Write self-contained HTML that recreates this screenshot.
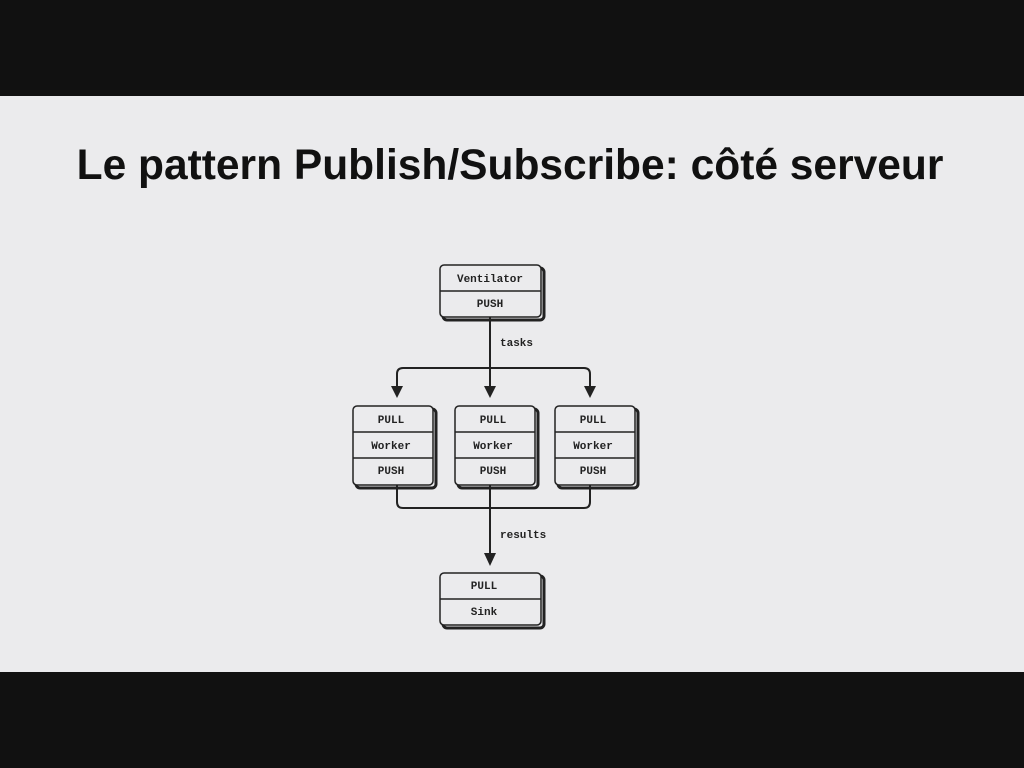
<!DOCTYPE html>
<html><head><meta charset="utf-8"><style>
body{margin:0;width:1024px;height:768px;background:#111;position:relative;overflow:hidden}
.slide{position:absolute;left:0;top:96px;width:1024px;height:576px;background:#ebebed}
.t{position:absolute;left:0;width:1024px;top:142px;text-align:center;font:bold 42.5px "Liberation Sans",sans-serif;color:#111}
svg{position:absolute;left:0;top:0}
</style></head><body>
<div class="slide"></div>
<div class="t" style="left:-2px">Le pattern Publish/Subscribe: côté serveur</div>
<svg width="1024" height="768" font-family="Liberation Mono, monospace" font-size="11" font-weight="bold" fill="#222">
<g stroke="#222" fill="none" stroke-width="2">
<rect x="443" y="268" width="101" height="52" rx="4" stroke-width="3"/>
<rect x="356" y="409" width="80" height="79" rx="4" stroke-width="3"/>
<rect x="458" y="409" width="80" height="79" rx="4" stroke-width="3"/>
<rect x="558" y="409" width="80" height="79" rx="4" stroke-width="3"/>
<rect x="443" y="576" width="101" height="52" rx="4" stroke-width="3"/>
</g>
<g stroke="#222" fill="#ebebed" stroke-width="1.5">
<rect x="440" y="265" width="101" height="52" rx="4"/>
<rect x="353" y="406" width="80" height="79" rx="4"/>
<rect x="455" y="406" width="80" height="79" rx="4"/>
<rect x="555" y="406" width="80" height="79" rx="4"/>
<rect x="440" y="573" width="101" height="52" rx="4"/>
<line x1="440" y1="291" x2="541" y2="291"/>
<line x1="440" y1="599" x2="541" y2="599"/>
<line x1="353" y1="432" x2="433" y2="432"/><line x1="353" y1="458" x2="433" y2="458"/>
<line x1="455" y1="432" x2="535" y2="432"/><line x1="455" y1="458" x2="535" y2="458"/>
<line x1="555" y1="432" x2="635" y2="432"/><line x1="555" y1="458" x2="635" y2="458"/>
</g>
<g stroke="#222" fill="none" stroke-width="2">
<path d="M490 317 V388"/>
<path d="M397 388 V374 Q397 368 403 368 H584 Q590 368 590 374 V388"/>
<path d="M397 485 V502 Q397 508 403 508 H584 Q590 508 590 502 V485"/>
<path d="M490 485 V555"/>
</g>
<g fill="#222">
<path d="M391 386 L403 386 L397 398Z"/>
<path d="M484 386 L496 386 L490 398Z"/>
<path d="M584 386 L596 386 L590 398Z"/>
<path d="M484 553 L496 553 L490 566Z"/>
</g>
<g text-anchor="middle">
<text x="490" y="282">Ventilator</text>
<text x="490" y="307">PUSH</text>
<text x="391" y="423">PULL</text><text x="391" y="449">Worker</text><text x="391" y="474">PUSH</text>
<text x="493" y="423">PULL</text><text x="493" y="449">Worker</text><text x="493" y="474">PUSH</text>
<text x="593" y="423">PULL</text><text x="593" y="449">Worker</text><text x="593" y="474">PUSH</text>
<text x="484" y="589">PULL</text>
<text x="484" y="615">Sink</text>
</g>
<text x="500" y="346">tasks</text>
<text x="500" y="538">results</text>
</svg>
</body></html>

> [REQUIRED TASK]: Reproduce all of the material exactly, apart from the pictures.

> [FULL RESPONSE]:
Write self-contained HTML that recreates this screenshot.
<!DOCTYPE html>
<html><head><meta charset="utf-8"><style>
body{margin:0;width:1024px;height:768px;background:#111;position:relative;overflow:hidden}
.slide{position:absolute;left:0;top:96px;width:1024px;height:576px;background:#ebebed}
.t{position:absolute;left:0;width:1024px;top:142px;text-align:center;font:bold 42.5px "Liberation Sans",sans-serif;color:#111}
svg{position:absolute;left:0;top:0}
</style></head><body>
<div class="slide"></div>
<div class="t" style="left:-2px">Le pattern Publish/Subscribe: côté serveur</div>
<svg width="1024" height="768" font-family="Liberation Mono, monospace" font-size="11" font-weight="bold" fill="#222">
<g stroke="#222" fill="none" stroke-width="2">
<rect x="443" y="268" width="101" height="52" rx="4" stroke-width="3"/>
<rect x="356" y="409" width="80" height="79" rx="4" stroke-width="3"/>
<rect x="458" y="409" width="80" height="79" rx="4" stroke-width="3"/>
<rect x="558" y="409" width="80" height="79" rx="4" stroke-width="3"/>
<rect x="443" y="576" width="101" height="52" rx="4" stroke-width="3"/>
</g>
<g stroke="#222" fill="#ebebed" stroke-width="1.5">
<rect x="440" y="265" width="101" height="52" rx="4"/>
<rect x="353" y="406" width="80" height="79" rx="4"/>
<rect x="455" y="406" width="80" height="79" rx="4"/>
<rect x="555" y="406" width="80" height="79" rx="4"/>
<rect x="440" y="573" width="101" height="52" rx="4"/>
<line x1="440" y1="291" x2="541" y2="291"/>
<line x1="440" y1="599" x2="541" y2="599"/>
<line x1="353" y1="432" x2="433" y2="432"/><line x1="353" y1="458" x2="433" y2="458"/>
<line x1="455" y1="432" x2="535" y2="432"/><line x1="455" y1="458" x2="535" y2="458"/>
<line x1="555" y1="432" x2="635" y2="432"/><line x1="555" y1="458" x2="635" y2="458"/>
</g>
<g stroke="#222" fill="none" stroke-width="2">
<path d="M490 317 V388"/>
<path d="M397 388 V374 Q397 368 403 368 H584 Q590 368 590 374 V388"/>
<path d="M397 485 V502 Q397 508 403 508 H584 Q590 508 590 502 V485"/>
<path d="M490 485 V555"/>
</g>
<g fill="#222">
<path d="M391 386 L403 386 L397 398Z"/>
<path d="M484 386 L496 386 L490 398Z"/>
<path d="M584 386 L596 386 L590 398Z"/>
<path d="M484 553 L496 553 L490 566Z"/>
</g>
<g text-anchor="middle">
<text x="490" y="282">Ventilator</text>
<text x="490" y="307">PUSH</text>
<text x="391" y="423">PULL</text><text x="391" y="449">Worker</text><text x="391" y="474">PUSH</text>
<text x="493" y="423">PULL</text><text x="493" y="449">Worker</text><text x="493" y="474">PUSH</text>
<text x="593" y="423">PULL</text><text x="593" y="449">Worker</text><text x="593" y="474">PUSH</text>
<text x="484" y="589">PULL</text>
<text x="484" y="615">Sink</text>
</g>
<text x="500" y="346">tasks</text>
<text x="500" y="538">results</text>
</svg>
</body></html>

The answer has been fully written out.